### Exercise materials:

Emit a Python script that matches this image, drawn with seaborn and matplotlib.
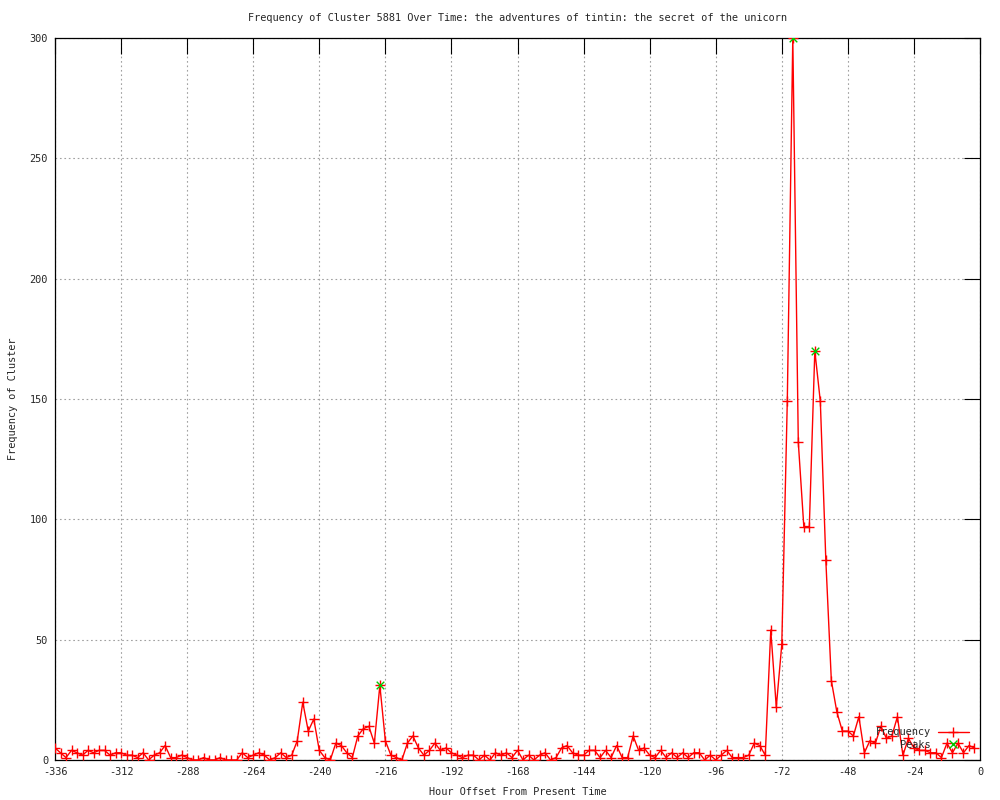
* * *
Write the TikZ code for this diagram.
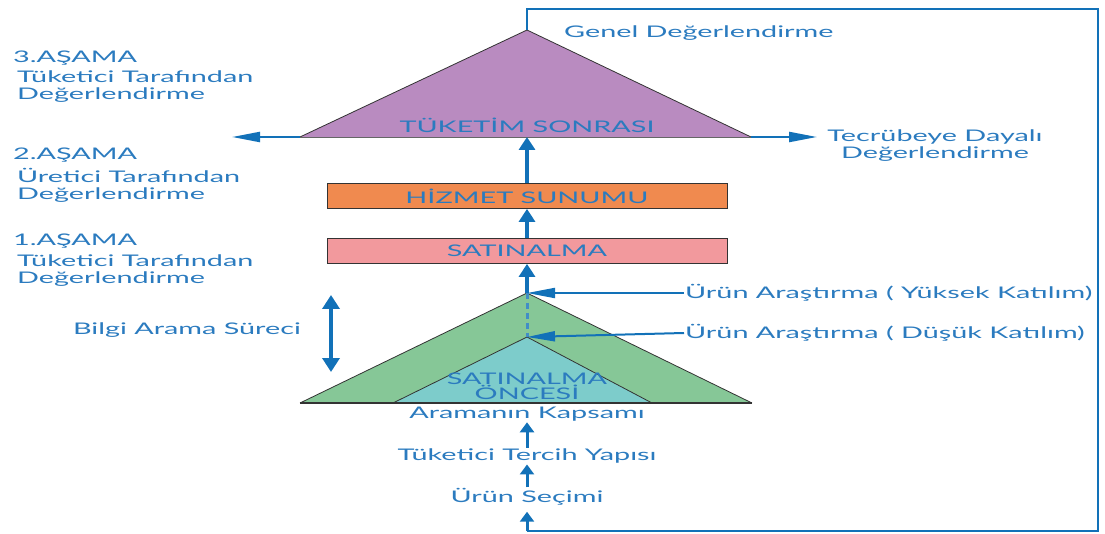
==
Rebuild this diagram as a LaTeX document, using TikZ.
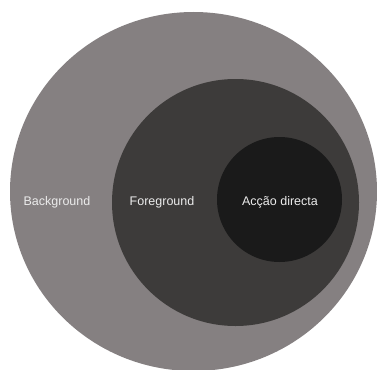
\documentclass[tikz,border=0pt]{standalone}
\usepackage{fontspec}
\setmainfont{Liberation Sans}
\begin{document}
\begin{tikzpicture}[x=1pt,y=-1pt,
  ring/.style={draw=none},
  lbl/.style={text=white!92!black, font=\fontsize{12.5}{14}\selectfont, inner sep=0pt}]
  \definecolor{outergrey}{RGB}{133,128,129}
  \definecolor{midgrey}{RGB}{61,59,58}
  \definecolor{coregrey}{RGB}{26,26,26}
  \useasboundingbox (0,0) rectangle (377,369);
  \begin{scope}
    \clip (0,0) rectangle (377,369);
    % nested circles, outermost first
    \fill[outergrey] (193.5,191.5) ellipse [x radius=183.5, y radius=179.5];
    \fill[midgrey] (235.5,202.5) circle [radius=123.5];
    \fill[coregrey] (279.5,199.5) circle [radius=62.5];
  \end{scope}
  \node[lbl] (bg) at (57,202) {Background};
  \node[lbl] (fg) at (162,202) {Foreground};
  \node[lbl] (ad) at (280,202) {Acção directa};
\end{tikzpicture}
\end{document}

### Objective:
Select every line above that contains the word "this", and copy it.

### Task result:
Emit a Python script that matches this image, drawn with seaborn and matplotlib.
Write the TikZ code for this diagram.
Rebuild this diagram as a LaTeX document, using TikZ.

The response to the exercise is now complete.